From what I saw of Intraction / Ghost of the Creamer, during my first visit, the video was a continuos take of a diner counter. The camera used one angle, and a tension existed between uncontrolled actions and controlled photography. We hear a lunchtime crowd’s quiet crush, no talk. Figures circulate through the frame, while a creamer-cup is passed around. The camera is fixed in the traditional anti-pleasure position of early video art, where artists, self-taught in the operations of the new video equipment, tended to put the camera on sticks, turn it on, and that’s the extent of the cinematography. The title “Intraction” is bizarre and germane. I can only locate the word “intraction” between intractable and traction. The former word means: hard to deal with, hard to control; the latter word means: the act of pulling a thing over a surface. The video shows a creamer cup sliding across a counter-top.   

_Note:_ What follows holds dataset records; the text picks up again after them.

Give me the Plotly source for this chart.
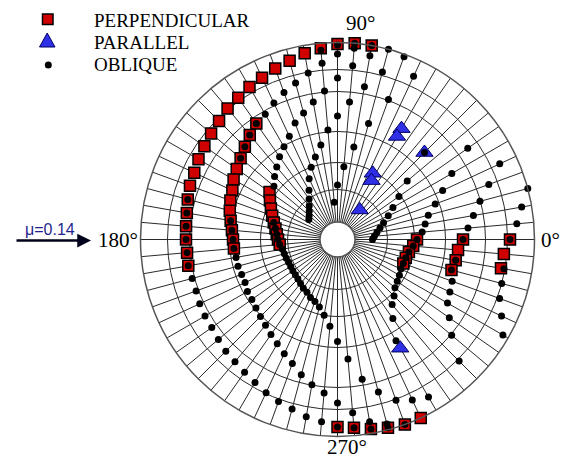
import plotly.graph_objects as go

# ---------------- data (theta in degrees, r in chart radial units, outer ring = 197) ----------------
# PERPENDICULAR (red squares)
perp_outer_theta = [80, 85, 90, 95, 100, 105, 110, 115, 120, 125, 130, 135, 140, 145, 150,
                    155, 160, 165, 170, 175, 180, 185, 190, 270, 275, 280, 285, 290, 295]
perp_outer_r = [197, 197, 195.5, 192, 189, 185, 182, 178.5, 176, 173, 171, 167.5, 165, 162.5, 160.5,
                158, 157, 155, 153, 152, 151.5, 151, 151.5, 187.5, 189, 192.5, 195, 197, 197]
perp_mid_theta = [125, 130, 135, 140, 145, 150, 155, 160, 165, 170, 175, 180, 185]
perp_mid_r = [141.5, 136.5, 131, 126.5, 123, 120, 116, 114, 111.5, 108.5, 106, 104.5, 104]
perp_inner_theta = [145, 150, 155, 160, 165, 170, 175, 180, 185]
perp_inner_r = [83, 78, 73.5, 69.5, 66, 63, 61, 59.5, 58]
perp_right_theta = [0, 355, 350, 0, 355, 350, 345, 0, 355, 350, 345, 340]
perp_right_r = [172.5, 167, 166, 125.5, 121, 120, 118, 79.5, 76, 72.5, 70.7, 70]

# PARALLEL (blue triangles)
par_theta = [60, 60, 45, 62, 60, 53, 300]
par_r = [128, 119, 123, 75, 68, 37, 125.5]

# OBLIQUE (black dots)
obl_c1_theta = [65, 70, 75, 80, 85, 90, 95,
                165, 170, 175, 180, 185, 190, 195, 200, 205, 210, 215, 220, 225, 230, 235,
                240, 245, 250, 255, 260, 265, 270, 275, 280, 285, 290]
obl_c1_r = [180, 194.5, 197, 197, 197, 194.5, 190,
            155, 153, 152, 151.5, 151, 151.5, 150.5, 150.5, 152, 153, 153.5, 155.5, 158, 159.5, 162,
            165, 169, 172.5, 175.5, 180, 183, 187.5, 189, 192.5, 195, 197]
obl_c2_theta = [85, 90, 95, 100, 105, 110, 115, 120, 125, 130, 135, 140,
                170, 175, 180, 185, 190, 195, 200, 205, 210, 215, 220, 225, 230, 235,
                240, 245, 250, 255, 260, 265, 270, 275, 280, 285]
obl_c2_r = [192, 185.5, 177, 169, 162, 156.5, 150.5, 144.5, 141.5, 136.5, 131, 126.5,
            108.5, 106, 104.5, 104, 103, 103, 102, 102, 104, 104.5, 106.5, 109, 112, 116,
            120.5, 126, 132, 140, 147.5, 154, 163.5, 174, 185, 191]
obl_c3_theta = [80, 85, 90, 95, 100, 105, 110, 115, 120, 125, 130, 135, 140,
                165, 170, 175, 180, 185, 190, 195, 200, 205, 210, 215, 220, 225, 230, 235,
                240, 245, 250, 255, 260, 265, 270, 275, 280, 285, 290, 295, 300]
obl_c3_r = [186.5, 174.5, 161.5, 149, 139.5, 131, 124, 114, 107, 101, 94.5, 89, 83,
            66, 63, 61, 59.5, 58, 56, 55, 54.5, 54, 54, 54.5, 55, 56, 57.5, 59.5,
            61, 64, 66, 70, 77, 87, 102, 120, 142, 158, 171, 177, 182]
obl_c4_theta = [75, 80, 85, 90, 95, 100, 105, 110, 115, 120, 125, 130, 135, 140, 145]
obl_c4_r = [173.5, 155, 138, 123.5, 110, 96, 85.5, 77, 67, 57, 49.5, 44, 40, 37, 35]
obl_c5_theta = [70, 75, 80, 85, 90, 95]
obl_c5_r = [149, 120, 94, 73, 54.5, 37.5]
obl_r1_theta = [45, 40, 35, 30, 25, 20, 15, 10, 5, 0]
obl_r1_r = [123, 91, 75, 64, 56, 49, 44, 40, 37, 35]
obl_r2_theta = [35, 30, 25, 20, 15, 10, 5, 0, 355, 350, 345, 340, 335, 330, 325, 320, 315, 310,
                305, 300]
obl_r2_r = [159, 132, 116, 104, 94, 89, 85, 79.5, 76, 72.5, 70.7, 70, 70, 71.5, 73, 75, 80, 85,
            96.5, 117]
obl_r3_theta = [25, 20, 15, 10, 5, 0, 350, 345, 340, 335, 330, 325, 320, 315]
obl_r3_r = [179, 161, 147.5, 138, 131, 125.5, 120, 118, 122, 124, 127, 136.5, 149, 172]
obl_r4_theta = [15, 10, 5, 0, 350, 345, 340, 335, 330]
obl_r4_r = [197, 187, 180, 172.5, 169, 170, 172.5, 181, 191]

angular_labels = ["0°", "90°", "180°", "270°"]
series_names = ["PERPENDICULAR", "PARALLEL", "OBLIQUE"]
flow_label = "μ=0.14"

# ---------------- assemble ----------------
perp_theta = perp_outer_theta + perp_mid_theta + perp_inner_theta + perp_right_theta
perp_r = perp_outer_r + perp_mid_r + perp_inner_r + perp_right_r
obl_theta = (obl_c1_theta + obl_c2_theta + obl_c3_theta + obl_c4_theta + obl_c5_theta
             + obl_r1_theta + obl_r2_theta + obl_r3_theta + obl_r4_theta)
obl_r = (obl_c1_r + obl_c2_r + obl_c3_r + obl_c4_r + obl_c5_r
         + obl_r1_r + obl_r2_r + obl_r3_r + obl_r4_r)

# page body has an 8px margin, so the figure is 8px smaller and positions are offset
OFF = 8
W, H = 569 - OFF, 461 - OFF
RED = "#d00000"
BLUE = "#2f2fe6"

fig = go.Figure()
fig.add_trace(go.Scatterpolar(theta=perp_theta, r=perp_r, mode="markers", name=series_names[0],
                              cliponaxis=False, showlegend=False,
                              marker=dict(symbol="square", size=11, color=RED,
                                          line=dict(color="black", width=1.5))))
fig.add_trace(go.Scatterpolar(theta=par_theta, r=par_r, mode="markers", name=series_names[1],
                              cliponaxis=False, showlegend=False,
                              marker=dict(symbol="triangle-up", size=15, color=BLUE,
                                          line=dict(color="#000066", width=1))))
fig.add_trace(go.Scatterpolar(theta=obl_theta, r=obl_r, mode="markers", name=series_names[2],
                              cliponaxis=False, showlegend=False,
                              marker=dict(symbol="circle", size=7, color="black")))

cx, cy, R = 337.5, 239.5, 197.0
hole_px = 17.5

def px(x):
    return (x - OFF) / W

def py(y):
    return 1 - (y - OFF) / H

fig.update_layout(
    width=W, height=H, autosize=False,
    margin=dict(l=0, r=0, t=0, b=0),
    paper_bgcolor="white", plot_bgcolor="white",
    showlegend=False,
    polar=dict(
        domain=dict(x=[px(cx - R), px(cx + R)], y=[py(cy + R), py(cy - R)]),
        hole=hole_px / R,
        bgcolor="white",
        radialaxis=dict(range=[hole_px, R], tickvals=[50, 77, 108, 148, 170],
                        showticklabels=False, ticks="", showline=False,
                        gridcolor="#2a2a2a", gridwidth=1),
        angularaxis=dict(direction="counterclockwise", rotation=0,
                         tickvals=list(range(0, 360, 5)), showticklabels=False, ticks="",
                         gridcolor="#2a2a2a", gridwidth=1,
                         showline=True, linecolor="#555555", linewidth=1.5),
    ),
)

# angular labels
lab_font = dict(family="Liberation Serif", size=21, color="black")
for txt, (x, y) in zip(angular_labels, [(550, 240), (360, 23), (118, 240), (347, 447)]):
    fig.add_annotation(x=px(x), y=py(y), xref="paper", yref="paper", text=txt,
                       showarrow=False, font=lab_font, xanchor="center", yanchor="middle")

# manual legend
leg_font = dict(family="Liberation Serif", size=19, color="black")
for name, y in zip(series_names, [20, 42.5, 65]):
    fig.add_annotation(x=px(92), y=py(y), xref="paper", yref="paper", text=name,
                       showarrow=False, font=leg_font, xanchor="left", yanchor="middle")
fig.add_shape(type="rect", xref="paper", yref="paper",
              x0=px(42.5), x1=px(53), y0=py(24.5), y1=py(14),
              fillcolor=RED, line=dict(color="black", width=1.5))
fig.add_shape(type="path", xref="paper", yref="paper",
              path=f"M {px(39.5)},{py(47)} L {px(55)},{py(47)} L {px(47.2)},{py(33)} Z",
              fillcolor=BLUE, line=dict(color="#000066", width=1))
fig.add_shape(type="circle", xref="paper", yref="paper",
              x0=px(44.8), x1=px(51.8), y0=py(68.5), y1=py(61.5),
              fillcolor="black", line=dict(color="black", width=0))

# flow arrow + friction coefficient
fig.add_annotation(x=px(91), y=py(240.5), ax=-76, ay=0, xref="paper", yref="paper",
                   axref="pixel", ayref="pixel", text="", showarrow=True,
                   arrowhead=2, arrowsize=1.1, arrowwidth=2.5, arrowcolor="#00001a")
fig.add_annotation(x=px(50), y=py(229), xref="paper", yref="paper", text=flow_label,
                   showarrow=False, xanchor="center", yanchor="middle",
                   font=dict(family="Liberation Sans", size=16, color="#1f1f8f"))

fig.write_html("out.html")
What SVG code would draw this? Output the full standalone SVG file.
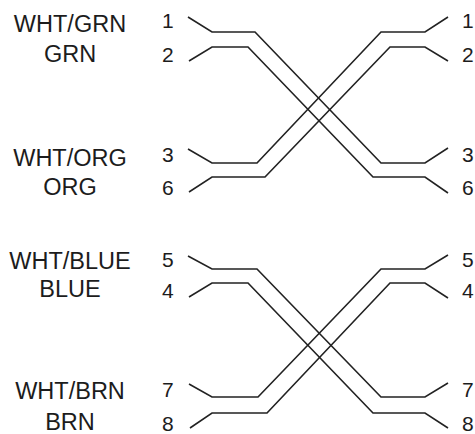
<svg xmlns="http://www.w3.org/2000/svg" width="475" height="434" viewBox="0 0 475 434">
<style>
.lbl{font-family:"Liberation Sans",Arial,Helvetica,sans-serif;font-size:23.5px;fill:#1c1c1c;text-anchor:middle}
.num{font-family:"Liberation Sans",Arial,Helvetica,sans-serif;font-size:21px;fill:#1c1c1c}
.w{fill:none;stroke:#222;stroke-width:1.6;stroke-linejoin:miter}
</style>
<rect width="475" height="434" fill="#fff"/>
<g id="left-connector">
<g id="pair-grn">
<text class="lbl" x="70" y="32">WHT/GRN</text>
<text class="lbl" x="70" y="62">GRN</text>
<text class="num" x="162" y="28">1</text>
<text class="num" x="162" y="62">2</text>
</g>
<g id="pair-org">
<text class="lbl" x="70" y="166">WHT/ORG</text>
<text class="lbl" x="70" y="195">ORG</text>
<text class="num" x="162" y="162">3</text>
<text class="num" x="162" y="195">6</text>
</g>
<g id="pair-blue">
<text class="lbl" x="70" y="269">WHT/BLUE</text>
<text class="lbl" x="70" y="297">BLUE</text>
<text class="num" x="162" y="267">5</text>
<text class="num" x="162" y="298">4</text>
</g>
<g id="pair-brn">
<text class="lbl" x="70" y="399">WHT/BRN</text>
<text class="lbl" x="70" y="430">BRN</text>
<text class="num" x="162" y="397">7</text>
<text class="num" x="162" y="431">8</text>
</g>
</g>
<g id="right-connector">
<text class="num" x="462" y="28">1</text>
<text class="num" x="462" y="62">2</text>
<text class="num" x="462" y="162">3</text>
<text class="num" x="462" y="195">6</text>
<text class="num" x="462" y="267">5</text>
<text class="num" x="462" y="298">4</text>
<text class="num" x="462" y="397">7</text>
<text class="num" x="462" y="431">8</text>
</g>
<g id="wires">
<path class="w" d="M188,17 L212,32 L255,32 L381,163 L425,163 L448,148"/>
<path class="w" d="M189,61 L212,47 L248,47 L373,177 L425,177 L448,193"/>
<path class="w" d="M188,149 L212,163 L257,163 L381,32 L425,32 L448,17"/>
<path class="w" d="M189,192 L212,177 L265,177 L390,47 L425,47 L448,61"/>
<path class="w" d="M188,256 L212,269 L257,269 L381,397 L425,397 L448,383"/>
<path class="w" d="M189,297 L212,283 L248,283 L373,413 L425,413 L448,428"/>
<path class="w" d="M189,384 L212,397 L258,397 L381,269 L425,269 L448,255"/>
<path class="w" d="M190,428 L212,413 L267,413 L390,283 L425,283 L448,298"/>
</g>
</svg>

On my second visit to the show, the video was totally different. I read the wall text this time and it stated the artist had been teased by his editing staff for his “uptight” cutting style and taste in jazz. So Fried let the technicians make their own edit, then exhibited that cut as Ghost of the Creamer. The Ghost video used more sophisticated photographic methods, replete with montage and dissolves, and the trumpet playing was more aggressive, the whole video more puissant with an unapologetic weird style. Takeaway: if the right people say you're dead, lie down. 

Architecture was a dominant feature. The gallery was split between a perimeter and a walled-off, semi-accessible core. A giant coffee cup, submerged in a wall, was inside the walled-off area.  I had to squeeze through a corridor, to view the giant coffee cup.  The corridor led me to several peepholes. The peepholes allowed me to view inside the cardboard boxes I had encountered earlier. Each box contained a small mock-up of a table and a coffee cup, and both mock-ups were skewed so the models were sideways. 

Fried was a long time teacher at the San Francisco Art Institute. He gave a talk there, earlier this month. I watched it on Vimeo. He wore a Titleist hat, a raincoat, and had bad posture. For the first thirty minutes, he probably said ten words. He appeared lost, like he’d wandered into the building hoping to buy consumer electronics, realized he was onstage and talking about art. Then it clicked and the talk went ninety minutes. I’ve attended maybe thirty of these SFAI lectures, never seen one go beyond sixty minutes— a possible intimation into the reserves that made Fried such a respected teacher. I was surprised to hear Fried return several times to the issue of homelessness. More specifically, he observed the architecture of homeless encampments to be wild, unregulated expressions of what happens when people are left to their own devices.  Urgency is double-edged: it creates a need for prefabricated cliche to communicate quickly; or, it creates unique associations, without custom, and soaked in immediate desire. In reference to art, Fried said “life gets in the way.”  

Fried walks a tight rope between tight formalisms, and a looser, more casual conceptualism. The overall feel of the show was cold and hallucinatory-  an oddly clinical realm of search and counter-search, where the physical space doesn't match the image, and where political postures don’t click with real-time behaviors.  Fried never values orthodoxy of perception, and he allows life in.